Can you recommend a book or article explaining the system in more depth?
-tomos
Oh, how I wish I could!
I
can explain why most of the well known books are actively wrong and misleading, in part at least.
This and
this aren't bad summaries, but hardly how to do its. (One poi - Luhmann actually started his second, differently structured, zettelkasten after attending a conference in the US)
There are many reasons why I believe that the published books and articles aren’t great:
- most writers automatically add their own ideas; they’re very opinionated but try to give the impression that they are just describing the original
- most writers started as academic wannabes rather than productive and successful academics (and therefore unable to discriminate what would work from what wouldn’t; let alone what needs to be done to make a system work) and a number have ended as zettelkasten publicisers
- a marked discrepancy between them and Luhmann in terms of self-discipline and life circumstances
- an obsession with improving the system when creating a digital analog
- and with their ideas about zettelkasten being shaped by the programs they used
- Luhmann’s target was writing, he had no need of a memory aid; many of the students are primarily interested in remembering
I’m now very opinionated, but it’s taken me a long time to get there.
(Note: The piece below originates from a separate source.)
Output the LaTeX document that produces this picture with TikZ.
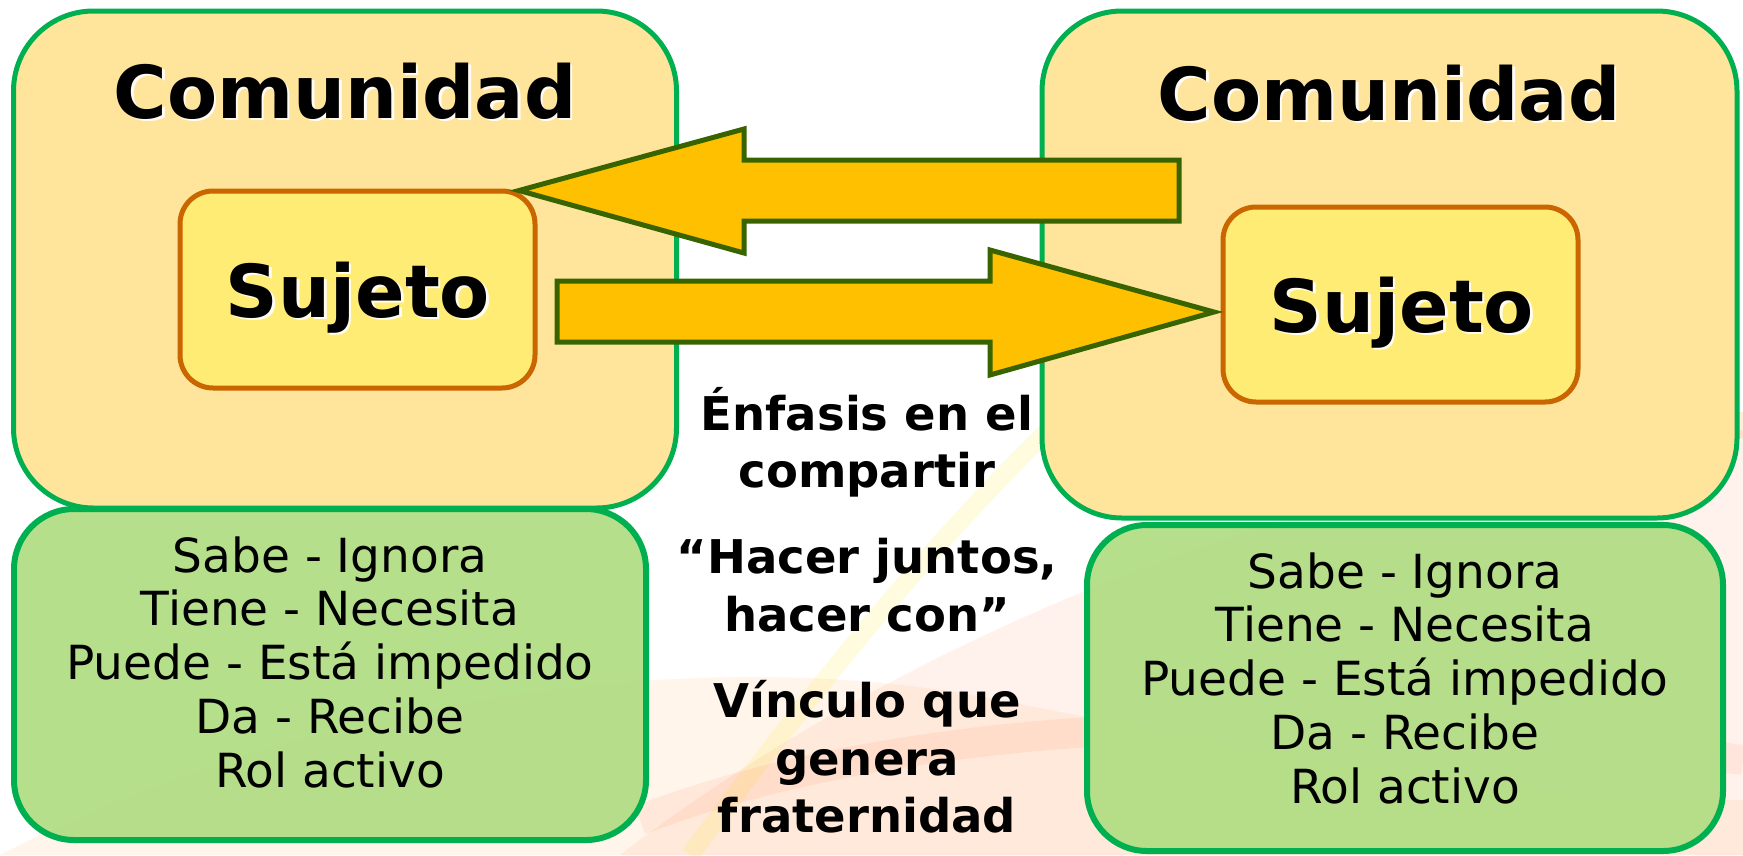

Many of the many detailed systems I’ve seen described struck me as procrastinatory rather than productive: the notes themselves are the purpose.
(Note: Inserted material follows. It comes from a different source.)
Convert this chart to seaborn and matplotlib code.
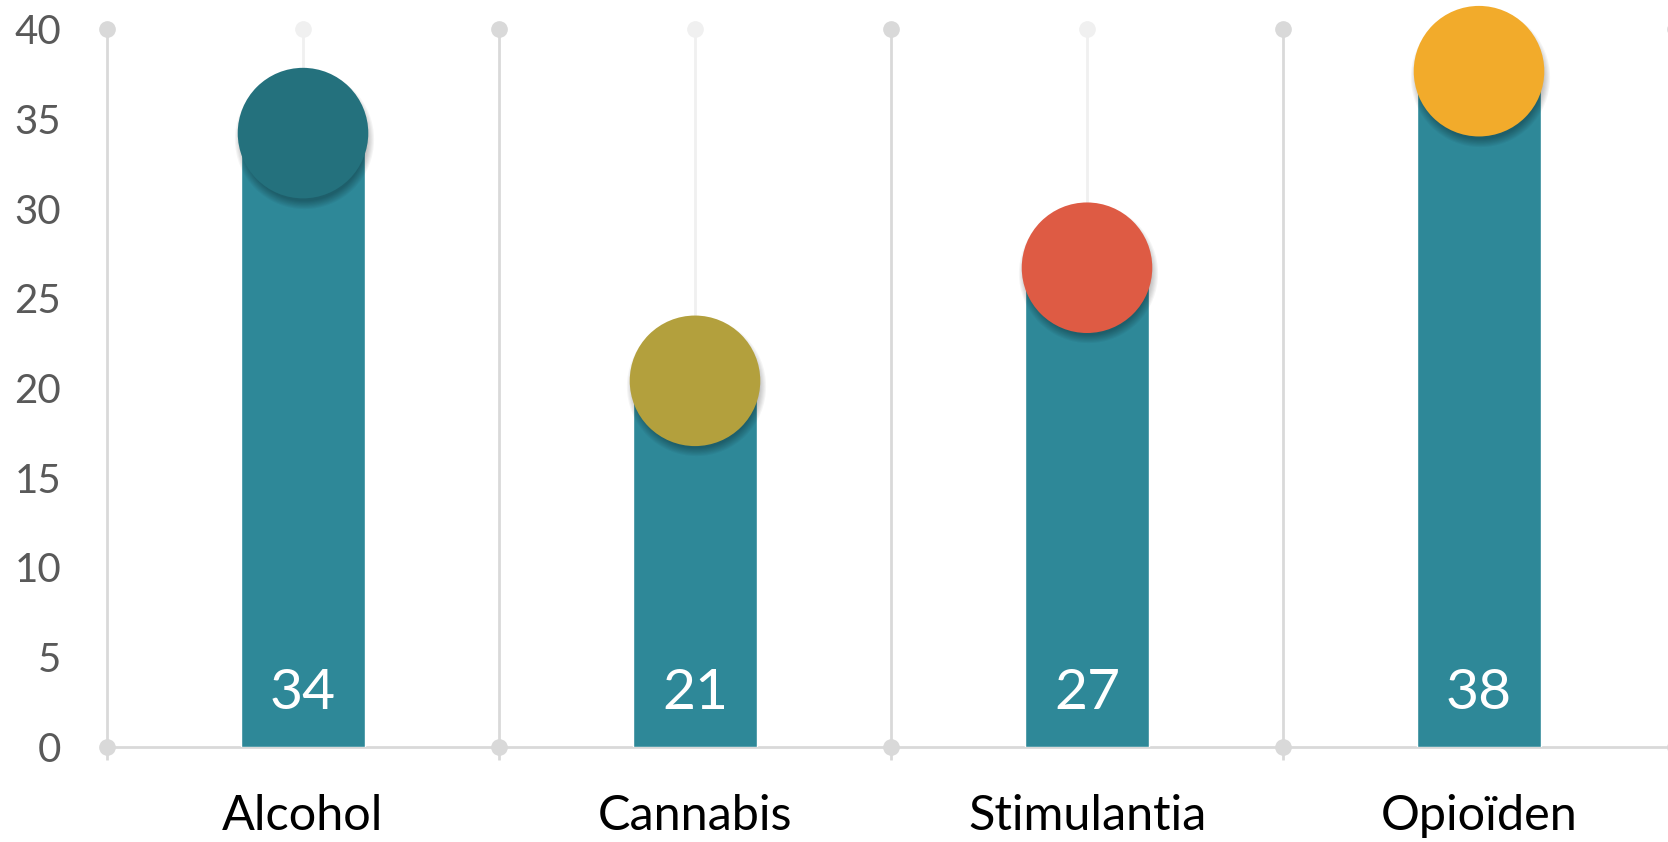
import numpy as np
import matplotlib
matplotlib.use("Agg")
import matplotlib.pyplot as plt
import matplotlib.transforms as mtransforms
import seaborn as sns

categories = ["Alcohol", "Cannabis", "Stimulantia", "Opioïden"]
values = [34, 21, 27, 38]
marker_values = [34.2, 20.4, 26.7, 37.65]
y_ticks = [0, 5, 10, 15, 20, 25, 30, 35, 40]

bar_color = "#2E8898"
circle_colors = ["#24717D", "#B3A03D", "#DE5B44", "#F2AB2B"]
grid_color = "#D9D9D9"
center_color = "#F0F0F0"

sns.set_theme(style="white")
plt.rcParams["font.family"] = ["Lato", "DejaVu Sans"]

fig, ax = plt.subplots(figsize=(16.68, 8.42), dpi=100)
ax.set_position([107 / 1668, 95 / 842, 1568 / 1668, 718 / 842])

x = np.arange(len(categories))
bounds = np.arange(len(categories) + 1) - 0.5

# center lines (light) and boundary lines
ax.vlines(x, 0, y_ticks[-1], color=center_color, lw=2, zorder=0)
ax.vlines(bounds, 0, y_ticks[-1], color=grid_color, lw=2, zorder=0, clip_on=False)

sns.barplot(x=categories, y=values, color=bar_color, width=0.316,
            saturation=1, ax=ax, zorder=2)

# soft shadow under the circles
size = 94
trans = mtransforms.offset_copy(ax.transData, fig=fig, x=0.5, y=-4, units="points")
for k in range(8):
    ax.scatter(x, marker_values, s=(size - 5 + k * 1.6) ** 2, color="black",
               alpha=0.04, linewidths=0, transform=trans, zorder=3, clip_on=False)

sns.scatterplot(x=x, y=marker_values, hue=categories, palette=circle_colors,
                s=size ** 2, linewidth=0, legend=False, ax=ax, zorder=4,
                clip_on=False)

for xi, v in zip(x, values):
    ax.text(xi, 3.0, str(v), ha="center", va="center", color="white",
            fontsize=41, zorder=5)

# end dots of the grid lines
ax.plot(bounds, [y_ticks[-1]] * len(bounds), "o", color=grid_color, ms=11,
        clip_on=False, zorder=1)
ax.plot(bounds, [0] * len(bounds), "o", color=grid_color, ms=11,
        clip_on=False, zorder=6)
ax.plot(x, [y_ticks[-1]] * len(x), "o", color=center_color, ms=11,
        clip_on=False, zorder=0)

ax.set_xlim(-0.5, len(categories) - 0.5)
ax.set_ylim(0, y_ticks[-1])
ax.set_yticks(y_ticks)
ax.set_xticks(x)
ax.set_xticklabels(categories)
ax.set_xticks(bounds, minor=True)
ax.set_xlabel("")
ax.set_ylabel("")

ax.tick_params(axis="y", length=0, pad=33, labelsize=29, labelcolor="#595959")
ax.tick_params(axis="x", which="major", length=0, pad=34, labelsize=35,
               labelcolor="black")
ax.tick_params(axis="x", which="minor", length=9, width=2, color=grid_color,
               direction="out", bottom=True)

for side in ["top", "right", "left"]:
    ax.spines[side].set_visible(False)
ax.spines["bottom"].set_color(grid_color)
ax.spines["bottom"].set_linewidth(2)
ax.spines["bottom"].set_zorder(1)

fig.savefig("out.png", dpi=100)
My own approach has been shaped most by studying how Luhmann actually worked and reading his cards. And comparing that with myself and the workflows of productive successful academics I know.
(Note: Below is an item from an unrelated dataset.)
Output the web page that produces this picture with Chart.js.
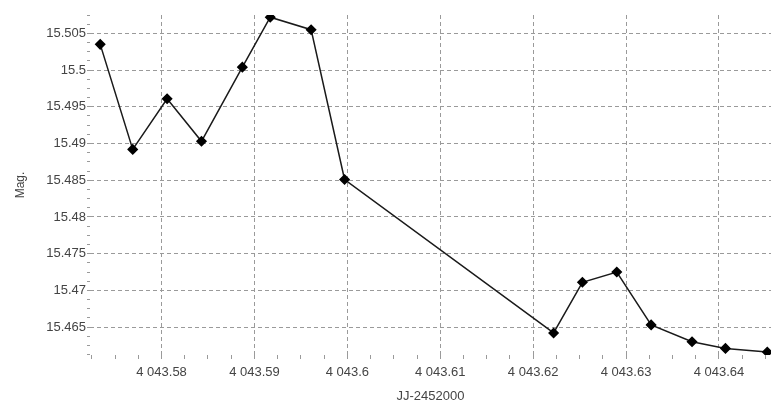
<!DOCTYPE html>
<html>
<head>
<meta charset="utf-8">
<script src="https://cdn.jsdelivr.net/npm/chart.js@4"></script>
<style>
  body { margin: 0; background: #fff; }
  #wrap { width: 777px; height: 404px; }
</style>
</head>
<body>
<div id="wrap"><canvas id="lc"></canvas></div>
<script>
// JJ-2452000 vs magnitude
const jd = [4043.5734, 4043.5769, 4043.5806, 4043.5843, 4043.5887, 4043.5917, 4043.5961, 4043.5997,
            4043.6222, 4043.6253, 4043.6290, 4043.6327, 4043.6371, 4043.6407, 4043.6452];
const mag = [15.5035, 15.4892, 15.4961, 15.4903, 15.5004, 15.5072, 15.5055, 15.4851,
             15.4642, 15.4711, 15.4725, 15.4653, 15.4630, 15.4621, 15.4616];
const xTicks = [4043.58, 4043.59, 4043.60, 4043.61, 4043.62, 4043.63, 4043.64];
const yTicks = [15.465, 15.47, 15.475, 15.48, 15.485, 15.49, 15.495, 15.5, 15.505];

const xMin = 4043.5723, xMax = 4043.6456;
const yMin = 15.4612, yMax = 15.5075;

// majors plus 3 minor ticks between each
const withMinor = (majors, step, lo, hi) => {
  const out = [];
  const s = step / 4;
  const start = Math.ceil((lo - majors[0]) / s - 1e-6);
  for (let i = start; majors[0] + i * s <= hi + 1e-9; i++) {
    const v = +(majors[0] + i * s).toFixed(6);
    out.push({ value: v, major: i % 4 === 0 });
  }
  return out;
};

const fmtX = v => {
  const s = (+v.toFixed(4)).toString();
  const [a, b] = s.split('.');
  return a.replace(/\B(?=(\d{3})+(?!\d))/g, ' ') + (b ? '.' + b : '');
};

const gridCol = '#9a9a9a';
const font = { family: 'Liberation Sans, Arial, sans-serif', size: 13 };

new Chart(document.getElementById('lc'), {
  type: 'line',
  data: {
    datasets: [{
      data: jd.map((x, i) => ({ x, y: mag[i] })),
      borderColor: '#1a1a1a',
      borderWidth: 1.5,
      pointStyle: 'rectRot',
      pointRadius: 4.5,
      pointBackgroundColor: '#000',
      pointBorderColor: '#000',
      tension: 0
    }]
  },
  options: {
    responsive: true,
    maintainAspectRatio: false,
    animation: false,
    layout: { padding: { top: 15, right: 2, left: 0, bottom: 0 } },
    plugins: { legend: { display: false }, tooltip: { enabled: false } },
    scales: {
      x: {
        type: 'linear',
        min: xMin, max: xMax,
        afterBuildTicks: ax => { ax.ticks = withMinor(xTicks, 0.01, xMin, xMax); },
        afterFit: ax => { ax.height = 49; },
        border: { display: false, dash: [4, 3] },
        grid: {
          color: c => (c.tick && c.tick.major) ? gridCol : 'rgba(0,0,0,0)',
          tickColor: gridCol,
          tickLength: 4,
          lineWidth: 1
        },
        ticks: {
          autoSkip: false, maxRotation: 0,
          color: '#444', font, padding: 6,
          callback: (v, i, t) => t[i].major ? fmtX(v) : ''
        },
        title: { display: true, text: 'JJ-2452000', color: '#444', font, padding: { top: 0, bottom: 0 } }
      },
      y: {
        min: yMin, max: yMax,
        afterBuildTicks: ax => { ax.ticks = withMinor(yTicks, 0.005, yMin, yMax); },
        afterFit: ax => { ax.width = 90; },
        border: { display: false, dash: [4, 3] },
        grid: {
          color: c => (c.tick && c.tick.major) ? gridCol : 'rgba(0,0,0,0)',
          tickColor: gridCol,
          tickLength: 3,
          lineWidth: 1
        },
        ticks: {
          autoSkip: false,
          color: '#444', font, padding: 1,
          callback: (v, i, t) => t[i].major ? (+v.toFixed(4)).toString() : ''
        },
        title: { display: true, text: 'Mag.', color: '#444', font: { ...font, size: 12 }, padding: { top: 13, bottom: 0 } }
      }
    }
  }
});
</script>
</body>
</html>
But being aware that I’m not the same (I pursue more subjects, I have less self-discipline, I am usually doing things rather than reprocessing what I read).
Like Luhmann, I’m very focused on output. Some of that is writing, but it is also investigating, also doing. Output quality is even more important than quantity. A system that isn’t visibly improving this is not one for me. (One reason I still write longer notes: I can usually write these straight off, remembering citations, rather than having to put them together from short notes. The zettels are for what I don’t know and haven’t yet thought.)
I rejected the wikilink/graph/backlink approach because I could see that it doesn’t do the same thing. It can be useful in itself, but tends to be passive and self-serving. At some point on my journey, I remember someone writing that they had looked at zettelkasten and it was just outlining: they were wrong of course, but also still right. Like everyone who has tried following a digital approach, I’ve been limited by software. Workflowy is well short of ideal, but it will do; for now. And it has analogues for all the features of Luhmann’s system.
What I
would say is that you need a clear purpose for using the system. I would suggest that purpose being to do with thinking and doing. With that it is very quick to see whether it is helping or not. But the purpose doesn't have to be academic and doesn't have to involve writing as an output.
And don't eschew longer notes, outside the zettelkasten but being linked into it.